NO TEMAN
YO HE
VENCIDO AL MUNDO
«Y no
temáis a los que matan el cuerpo, pero no pueden matar el alma;
temed más bien a aquel que puede llevar a la perdición alma y cuerpo en el infierno”
temed más bien a aquel que puede llevar a la perdición alma y cuerpo en el infierno”
(Mt.10, 28)
En la tempestad, Jesucristo en la proa duerme en la Barca, ante el miedo de los apóstoles.
En el Evangelio de San Mateo, (10, 26.28) encontramos
dos invitaciones de Jesús: por una parte, "no temáis a los
hombres", y por otra "temed" a Dios (cf. Mt 10, 26. 28).
Así, nos sentimos estimulados a reflexionar sobre la diferencia que existe
entre los miedos humanos y el temor de Dios. El miedo es una dimensión natural
de la vida. Desde la infancia se experimentan formas de miedo que luego se
revelan imaginarias y desaparecen; sucesivamente emergen otras, que tienen
fundamentos precisos en la realidad: estas se deben afrontar y superar
con esfuerzo humano y con confianza en Dios. Pero también hay, sobre todo hoy,
una forma de miedo más profunda, de tipo existencial, que a veces se transforma
en angustia: nace de un sentido de vacío, asociado a cierta cultura
impregnada de un nihilismo teórico y práctico generalizado.

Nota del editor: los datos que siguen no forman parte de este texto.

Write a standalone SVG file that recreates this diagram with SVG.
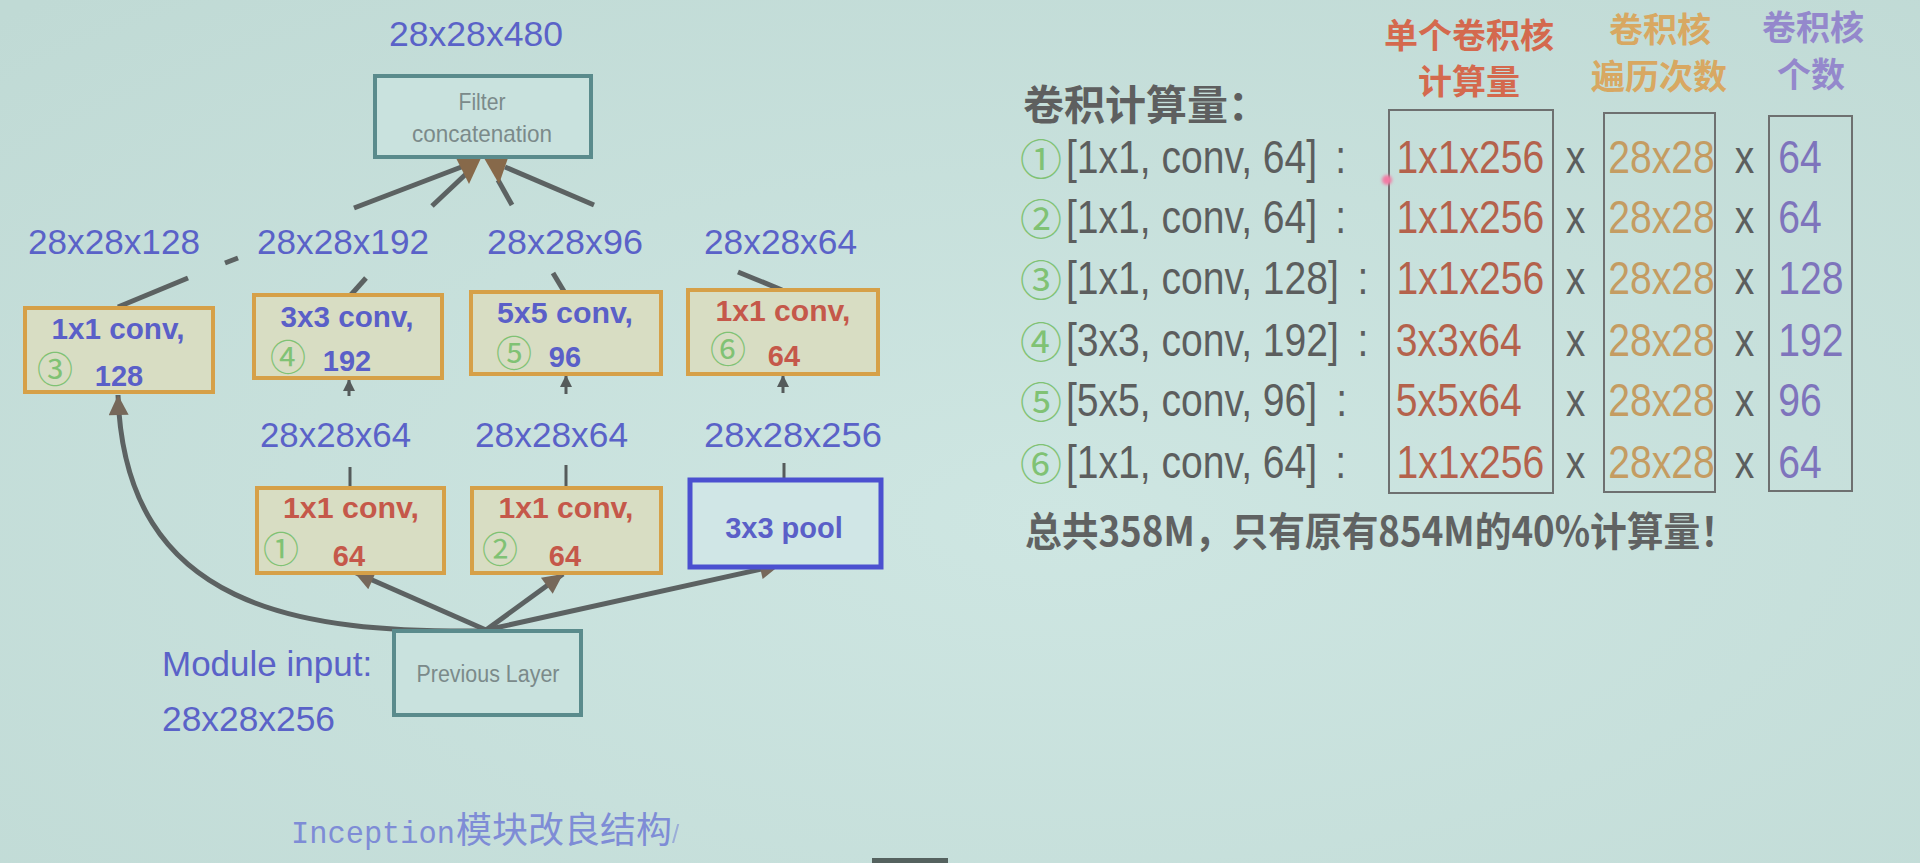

Ante el amplio y diversificado panorama
de los miedos humanos, la palabra de Dios es clara: quien
"teme" a Dios "no tiene miedo". El temor de Dios, que las
Escrituras definen como "el principio de la verdadera sabiduría",
coincide con la fe en él, con el respeto sagrado a su autoridad sobre la vida y
sobre el mundo. No tener "temor de Dios" equivale a
ponerse en su lugar, a sentirse señores del bien y del mal, de la
vida y de la muerte. En cambio, quien teme a Dios siente en
sí la seguridad que tiene el niño en los brazos de su madre (cf. Sal
131, 2): quien teme a Dios permanece tranquilo incluso en medio de las
tempestades, porque Dios, como nos lo reveló Jesús, es Padre lleno de
misericordia y bondad.
Quien lo ama no tiene miedo:
"No hay temor en el amor —escribe el apóstol san Juan—; sino
que el amor perfecto expulsa el temor, porque el temor
mira al castigo; quien teme no ha llegado a la
plenitud en el amor" (1 Jn 4, 18). Por consiguiente, el
creyente no se asusta ante nada, porque sabe que está en las manos de Dios,
sabe que el mal y lo irracional no tienen la última palabra, sino que el único
Señor del mundo y de la vida es Cristo, el Verbo de Dios encarnado, que nos amó
hasta sacrificarse a sí mismo, muriendo en la cruz por nuestra salvación.
Cuanto más crecemos en esta intimidad
con Dios, impregnada de amor, tanto más fácilmente vencemos cualquier forma de
miedo. En el pasaje evangélico citado arriba, Jesús repite muchas veces la exhortación
a no tener miedo. Nos tranquiliza, como hizo con los Apóstoles, como
hizo con san Pablo cuando se le apareció en una visión
durante la noche, en un momento particularmente difícil de su
predicación: "No tengas miedo —le dijo—, porque yo estoy
contigo" (Hch 18, 9-10). El Apóstol de los gentiles fortalecido por
la presencia de Cristo y consolado por su amor, no tuvo miedo ni siquiera al
martirio.
Encomendemos desde ahora esta gran
iniciativa eclesial a la intercesión de san Pablo y de María santísima, Reina
de los Apóstoles y Madre de Cristo, fuente de nuestra alegría y de nuestra paz.